You can get the gist of this by watching the trailer:
“An oddball group of cops, criminals, tourists, and teens converge in a Georgia forest where a 500-pound black bear goes on a murderous rampage after unintentionally ingesting cocaine,” the insane synopsis reads.
The new comic horror film from filmmaker Elizabeth Banks is inspired by a true story of a drug-smuggling conspiracy gone bad, proving that reality is frequently stranger than fiction. Andrew Thornton, a veteran narcotics officer and attorney who grew to lead a narcotics trafficking operation in Kentucky known as “The Company,” was at the center of the arrest.
A movie could be made only on one angle of the subject, but in 1985 things took an even more ridiculous turn. Thornton was on his way to Georgia from Colombia when he jumped out of an unmanned airplane and dropped a load of Class A cocaine near Blairsville.
The Georgia Bureau of Investigations believes he may have struck his head on the plane’s tail and been unable to open his parachute before falling to the earth, leading to his eventual discovery in the driveway of a Knoxville residence.
When police arrived, they saw that Thornton was protected from gunfire by his bulletproof vest and was wearing a pair of Gucci loafers. In addition to the firearms, knives, cash, and night vision goggles, he also carried a duffel bag with millions of dollars’ of cocaine.
Further duffel bags with illegal substances would be included in this tale. The now-famous 175-pound black bear was found dead in the Chattahoochee National Forest three months after the incident, when authorities followed the flightpath of Thornton’s jet.
After discovering many empty packages around the animal, they determined that it had consumed one of 10 duffel bags carrying the illegal substance. It had obviously overdosed after consuming 70 pounds of cocaine.
It sounds like the bear had a genuinely horrible and rather rapid death, in contrast to the picture, in which the bear goes on a violent rampage.
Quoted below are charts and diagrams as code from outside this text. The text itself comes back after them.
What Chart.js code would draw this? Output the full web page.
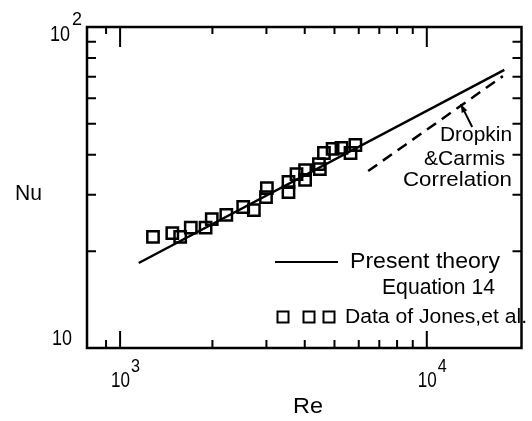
<!DOCTYPE html>
<html>
<head>
<meta charset="utf-8">
<script src="https://cdn.jsdelivr.net/npm/chart.js@4"></script>
<style>
  body { margin: 0; background: #fff; }
  canvas { display: block; }
</style>
</head>
<body>
<canvas id="c" width="532" height="421"></canvas>
<script>
// data of Jones, et al.
const jonesRe = [1280, 1480, 1570, 1700, 1900, 1990, 2220, 2520, 2730, 3010, 2990, 3540, 3540, 3760, 4010, 4010, 4450, 4480, 4620, 4930, 5270, 5640, 5850]
const jonesNu = [22.2, 22.8, 22.2, 23.7, 23.7, 25.2, 26.0, 27.5, 26.9, 31.5, 29.5, 32.9, 30.6, 34.8, 35.8, 33.4, 37.4, 36.1, 40.5, 41.7, 42.0, 40.5, 42.9]
// present theory, equation 14
const theoryRe = [1150, 17900]
const theoryNu = [18.4, 73.5]
// Dropkin & Carmis correlation
const dropkinRe = [6440, 17700]
const dropkinNu = [35.6, 70.3]
// axis ticks
const xMajor = [1000, 10000]
const xMajorExp = ['3', '4']
const xMinor = [900, 2000, 3000, 4000, 5000, 6000, 7000, 8000, 9000]
const yMinor = [20, 30, 40, 50, 60, 70, 80, 90]

const pts = (xs, ys) => xs.map((x, i) => ({x: x, y: ys[i]}))

const FONT = '"Liberation Sans", Arial, sans-serif'

// draw text squeezed/stretched to a given width
function fitText(ctx, txt, x, base, w, size) {
  ctx.font = size + 'px ' + FONT
  const m = ctx.measureText(txt).width
  ctx.save()
  ctx.translate(x, base)
  ctx.scale(w / m, 1)
  ctx.textAlign = 'left'
  ctx.textBaseline = 'alphabetic'
  ctx.fillText(txt, 0, 0)
  ctx.restore()
}

const decor = {
  id: 'decor',
  afterDraw(chart) {
    const ctx = chart.ctx
    const xs = chart.scales.x, ys = chart.scales.y
    const a = chart.chartArea
    ctx.save()
    ctx.strokeStyle = '#000'
    ctx.fillStyle = '#000'
    ctx.lineWidth = 2.5
    ctx.strokeRect(a.left, a.top, a.right - a.left, a.bottom - a.top)

    // inner ticks on all four sides
    ctx.lineWidth = 2
    ctx.beginPath()
    xMinor.forEach(v => {
      const px = xs.getPixelForValue(v)
      ctx.moveTo(px, a.bottom); ctx.lineTo(px, a.bottom - 8)
      ctx.moveTo(px, a.top); ctx.lineTo(px, a.top + 7)
    })
    xMajor.forEach(v => {
      const px = xs.getPixelForValue(v)
      ctx.moveTo(px, a.bottom); ctx.lineTo(px, a.bottom - 17)
      ctx.moveTo(px, a.top); ctx.lineTo(px, a.top + 20)
    })
    yMinor.forEach(v => {
      const py = ys.getPixelForValue(v)
      ctx.moveTo(a.left, py); ctx.lineTo(a.left + 9, py)
      ctx.moveTo(a.right, py); ctx.lineTo(a.right - 9, py)
    })
    ctx.stroke()

    // tick labels
    xMajor.forEach((v, i) => {
      const px = xs.getPixelForValue(v)
      fitText(ctx, '10', px - 9, 387, 19, 22)
      fitText(ctx, xMajorExp[i], px + 11, 372, 9, 18)
    })
    fitText(ctx, '10', 50, 41, 20, 22)
    fitText(ctx, '2', 72, 25, 10, 18)
    fitText(ctx, '10', 52, 345, 20, 22)

    // axis titles
    fitText(ctx, 'Nu', 15, 200, 27, 22)
    fitText(ctx, 'Re', 293, 413, 30, 22)

    // Dropkin & Carmis note with arrow
    fitText(ctx, 'Dropkin', 440, 141, 72, 21)
    fitText(ctx, '&Carmis', 424, 165, 81, 21)
    fitText(ctx, 'Correlation', 403, 186, 109, 21)
    const tx = xs.getPixelForValue(12900), ty = ys.getPixelForValue(57.5)
    const fx = xs.getPixelForValue(14060), fy = ys.getPixelForValue(48.8)
    ctx.lineWidth = 2
    ctx.beginPath(); ctx.moveTo(fx, fy); ctx.lineTo(tx, ty); ctx.stroke()
    const ang = Math.atan2(ty - fy, tx - fx)
    ctx.beginPath()
    ctx.moveTo(tx, ty)
    ctx.lineTo(tx - 9 * Math.cos(ang - 0.35), ty - 9 * Math.sin(ang - 0.35))
    ctx.lineTo(tx - 9 * Math.cos(ang + 0.35), ty - 9 * Math.sin(ang + 0.35))
    ctx.closePath(); ctx.fill()

    // legend
    ctx.beginPath(); ctx.moveTo(275, 262); ctx.lineTo(338, 262); ctx.stroke()
    fitText(ctx, 'Present theory', 350, 268, 150, 22)
    fitText(ctx, 'Equation 14', 382, 294, 113, 22)
    ;[283, 309, 329].forEach(cx => ctx.strokeRect(cx - 5.5, 311.5, 11, 11))
    fitText(ctx, 'Data of Jones,et al.', 345, 323, 182, 20)
    ctx.restore()
  }
}

new Chart(document.getElementById('c'), {
  type: 'scatter',
  data: {
    datasets: [{
      label: 'Present theory',
      data: pts(theoryRe, theoryNu),
      showLine: true,
      borderColor: '#000',
      borderWidth: 2.5,
      pointRadius: 0
    }, {
      label: 'Dropkin & Carmis',
      data: pts(dropkinRe, dropkinNu),
      showLine: true,
      borderColor: '#000',
      borderWidth: 2.5,
      borderDash: [11, 7],
      pointRadius: 0
    }, {
      label: 'Data of Jones, et al.',
      data: pts(jonesRe, jonesNu),
      pointStyle: 'rect',
      pointRadius: 8,
      borderColor: '#000',
      borderWidth: 2.5,
      backgroundColor: 'rgba(0,0,0,0)'
    }]
  },
  options: {
    responsive: false,
    animation: false,
    layout: { padding: { left: 87, right: 3, top: 27, bottom: 73 } },
    plugins: { legend: { display: false }, tooltip: { enabled: false } },
    scales: {
      x: { type: 'logarithmic', min: 780, max: 20360, display: false },
      y: { type: 'logarithmic', min: 10, max: 100, display: false }
    }
  },
  plugins: [decor]
});
</script>
</body>
</html>
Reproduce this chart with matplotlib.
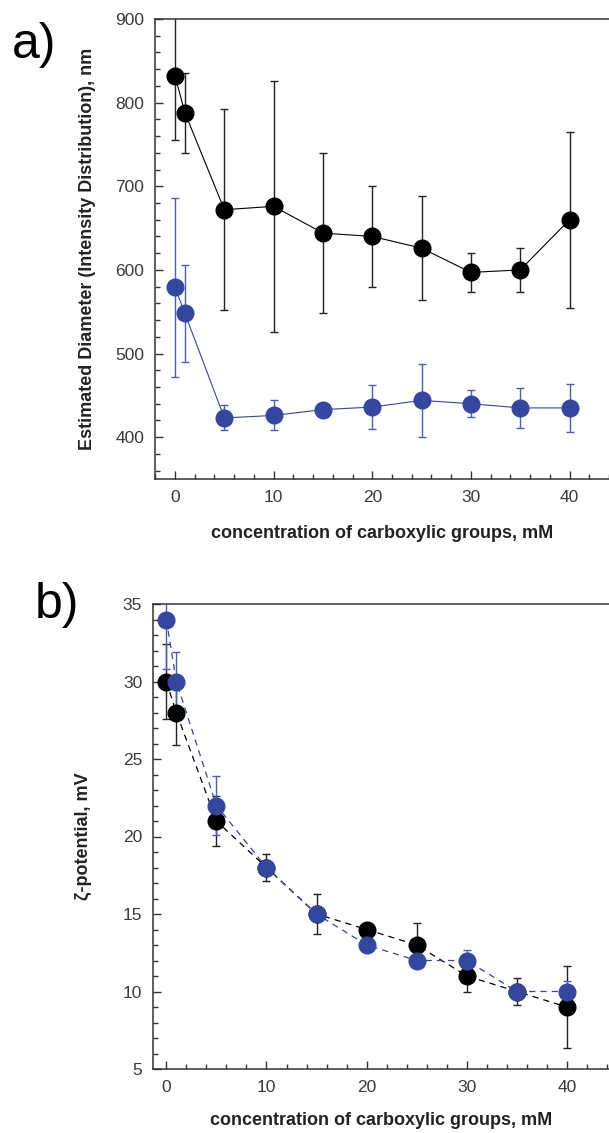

“Its stomach was literally packed to the brim with cocaine. There isn’t a mammal on the planet that could survive that. Cerebral haemorrhaging, respiratory failure, hyperthermia, renal failure, heart failure, stroke. You name it, that bear had it.” The medical examiner who performed an autopsy on the bear said.
You may be interesting to learn that the story of the bear, now affectionately known as “Pablo Eskobear,” does not stop here; the bear was eventually stuffed and is on display at the Kentucky For Kentucky shop in Lexington. A film adaptation of this epic tale is long overdue, and we won’t have to wait too much longer to see the unsubtly named Cocaine Bear.